Dan Moshe, the founder of Tech Guru, and Jim Olson, president of Fourcubed, plan to get a beer one day soon and discuss a common circumstance at fast-growing companies—how to transition from the exciting yet unsustainable founder-driven years to professional management.

The two met at the recent Upsize Growth Challenge workshop, where Olson is one of the winners and Moshe is an adviser.

Moshe, as company founder, spends all his time in the clouds, dreaming up new ideas for his technology consulting firm.

“In my role, I’m the visionary,” he says, referring to a formal title in the scheme known as EOS, or Entrepreneurial Operating System, developed by Gino Wickman. He then adds his informal way of describing himself. “That’s the person who has ADD,” or attention deficit disorder.

“I have an integrator who is the COO,” Moshe explains, again using an EOS term, and putting that person in place has made all the difference for Tech Guru.

“The way he puts it is, I’m the firehose of new ideas and he brings it down to a gentle mist,” Moshe says. “When I was running the company, we burned people out and that ultimately affected the bottom line.”
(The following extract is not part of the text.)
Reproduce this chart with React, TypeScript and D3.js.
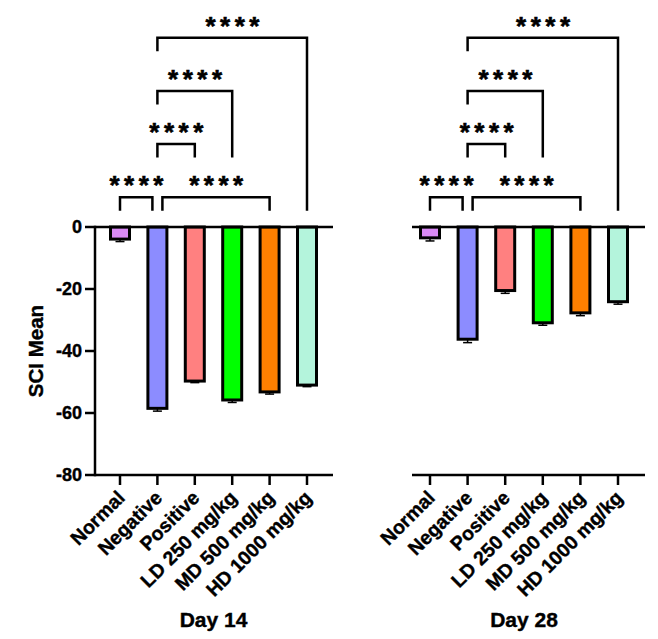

The discussion is relevant to Olson, because he is the new president of Fourcubed, brought in by founder Chris Carlson this past March specifically to develop and execute an acquisition strategy.

Carlson is a former stock analyst who grew bored at work and started playing poker online, using his wicked math skills to make enough money in six months to quit his day job.

He built Fourcubed to attract online poker players like he used to be, and then serve them up for a fee to gaming companies who are also his advertisers. His company zoomed to $13 million, then crashed back to earth in 2011 after a Justice Department crackdown on the industry.

With fortunes now stable, it’s Olson’s job to start growing again, this time with a well-defined M&A strategy, a board of advisers to add accountability, and himself as the seasoned executive in charge—while still taking advantage of Carlson’s deep connections, instincts and passion for the business only a founder can provide.

Moshe believes such a partnership works best when the parties follow a formal system, in his case EOS, and stick to it religiously.

“We meet weekly for a Level 10 meeting. It’s a formal process in EOS, where we maintain an issues list. We really do stay EOS pure,” he says.

“We don’t add or change goals mid-quarter. We are very picky about the things we bring on.” Even more important, at the insistence of his COO, “we ask ourselves what can we stop doing,” Moshe says.

He recommends the book “Rocket Fuel” to Olson, which is about the integrator/visionary relationship, believing it will be “particularly poignant” for Olson in his new job at Fourcubed.

“I own my entrepreneurial ADD,” Moshe says, and his COO makes sure Moshe can still dream without messing up the operational day-to-day. “I’ve created tech labs, and I do my crazy stuff in those. I can’t do the same stuff for 12 to 18 months” without going mad from boredom.

Knowing yourself. Defining formal roles. Following a strict system. All will be important for Olson at Fourcubed, and for any executive joining an entrepreneurial firm to help it grow up.

That, and allowing the founder to be the founder—crazy ideas, outsized energy and all. Cheers to everyone trying to add yin to the founder’s yang.